Gambar Trump itu terkait dengan pernyataan sebelumnya. Saat itu, Trump melontarkan komentar bercanda bahwa dirinya ingin menjadi Paus.
“Saya ingin menjadi Paus. Itu pilihan nomor satu saya,” katanya kepada wartawan. Komentar ini kemudian disambut dengan dukungan bercanda dari para sekutunya: Senator Lindsey Graham: Menyebut Trump sebagai "kandidat kuda hitam" untuk Kepausan dan meminta umat Katolik untuk “membuka pikiran.”
Jack Posobiec, tokoh sayap kanan dan sekutu Trump, menepis kritik: “Kami semua sudah membuat lelucon tentang pemilihan Paus minggu ini. Namanya juga selera humor.”
Trump juga sempat memuji Kardinal Timothy Dolan dari New York sebagai calon potensial Paus. Namun dalam tradisi Gereja, dukungan terang-terangan dari kekuatan politik sekuler justru bisa menjadi bumerang.
Pepatah lama di Vatikan mengatakan: “Siapa yang masuk konklaf sebagai Paus, akan keluar sebagai Kardinal.” Kardinal Dolan sendiri merupakan satu dari 10 kardinal asal AS yang memiliki hak suara dalam konklaf yang akan dimulai Rabu ini.
Selama masa kepemimpinannya, Trump dan rekan-rekannya, seperti JD Vance, sering berbenturan dengan Gereja Katolik—khususnya Paus Fransiskus—mengenai isu imigrasi.
Beberapa minggu sebelum wafat, Fransiskus secara tegas mengecam rencana deportasi massal yang dirancang oleh administrasi Trump.

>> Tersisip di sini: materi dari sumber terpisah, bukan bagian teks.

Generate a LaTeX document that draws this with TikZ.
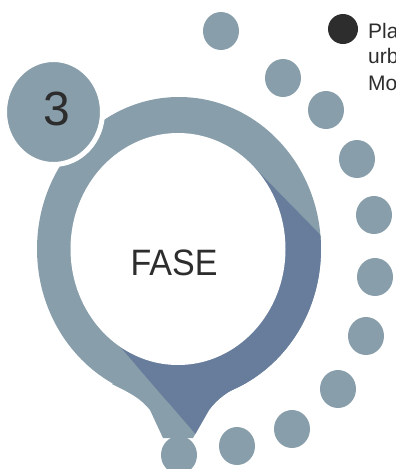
\documentclass[tikz,border=0pt]{standalone}
\usepackage{fontspec}
\setmainfont{Liberation Sans}
\usetikzlibrary{positioning,shapes.geometric}
\definecolor{ringlight}{RGB}{136,159,171}
\definecolor{ringdark}{RGB}{104,125,156}
\definecolor{inkgray}{RGB}{45,45,45}

\begin{document}
\begin{tikzpicture}[x=1pt,y=-1pt,
  bead/.style={ellipse,fill=ringlight,inner sep=0pt,minimum width=36pt,minimum height=38pt},
  badge/.style={ellipse,fill=ringlight,draw=white,line width=5pt,inner sep=0pt,minimum width=98pt,minimum height=105pt},
  legend/.style={anchor=base west,inner sep=0pt,text=inkgray,font=\fontsize{21}{26}\selectfont}]
  \useasboundingbox (0,0) rectangle (396,469);

  % ring with its drop
  \fill[ringlight] (179,249) ellipse [x radius=142, y radius=152];
  \fill[ringlight] (112,384) .. controls (132,394) and (140,398) .. (150,410) -- (163,438)
    -- (193,438) -- (209,410) .. controls (218,398) and (228,391) .. (246,383) -- (179,330) -- cycle;
  \begin{scope}
    \clip (178,249) -- (251,164) -- (440,357) -- (440,540) -- (287,540) -- (110,335) -- cycle;
    \fill[ringdark] (179,249) ellipse [x radius=142, y radius=152];
    \fill[ringdark] (112,384) .. controls (132,394) and (140,398) .. (150,410) -- (163,438)
      -- (193,438) -- (209,410) .. controls (218,398) and (228,391) .. (246,383) -- (179,330) -- cycle;
  \end{scope}
  \fill[white] (178,249) ellipse [x radius=107.5, y radius=116];
  \node[bead] (tip) at (179,455) {};

  \node[badge] (phase) at (53.5,112) {};
  \node[anchor=base,inner sep=0pt,text=inkgray,font=\fontsize{48}{48}\selectfont] (phasenum) at (57,125) {3};
  \node[anchor=base,inner sep=0pt,text=inkgray,font=\fontsize{34}{34}\selectfont] (fase) at (174,275) {\scalebox{1}[1.08]{FASE}};

  % dotted trail
  \foreach \x/\y [count=\i] in {167/-19.5,221/31,283/78,326/110,357/159,374/215,375/277,366/336,338/389,292/429,237/446}
    \node[bead] (b\i) at (\x,\y) {};

  \node[circle,fill=inkgray,inner sep=0pt,minimum size=30pt] (key) at (343,29) {};
  \node[legend] (k1) at (368,38) {Pla};
  \node[legend] (k2) at (368,63.5) {urb};
  \node[legend] (k3) at (368,90) {Mo};
\end{tikzpicture}
\end{document}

Selama lebih dari satu dekade kepemimpinannya, Paus Fransiskus telah berupaya mengubah wajah hierarki Gereja Katolik AS dengan memprioritaskan isu-isu sosial dan migrasi.
Pemilihan Paus yang lebih konservatif berpotensi membalikkan arah tersebut. Trump telah mengajukan Brian Burch, tokoh konservatif dari CatholicVote.org, sebagai Duta Besar AS untuk Takhta Suci.
Organisasi tersebut gencar mempublikasikan laporan seputar konklaf dan menjadi penyebar utama isu—yang telah dibantah Vatikan—tentang dugaan masalah kesehatan Kardinal Pietro Parolin, kandidat kuat pengganti Fransiskus.
Parolin dikenal sebagai arsitek utama kebijakan Vatikan terhadap Tiongkok, termasuk perjanjian 2018 yang membagi otoritas pengangkatan uskup antara Beijing dan Vatikan—kebijakan yang ditentang keras oleh Trump pada masa jabatannya.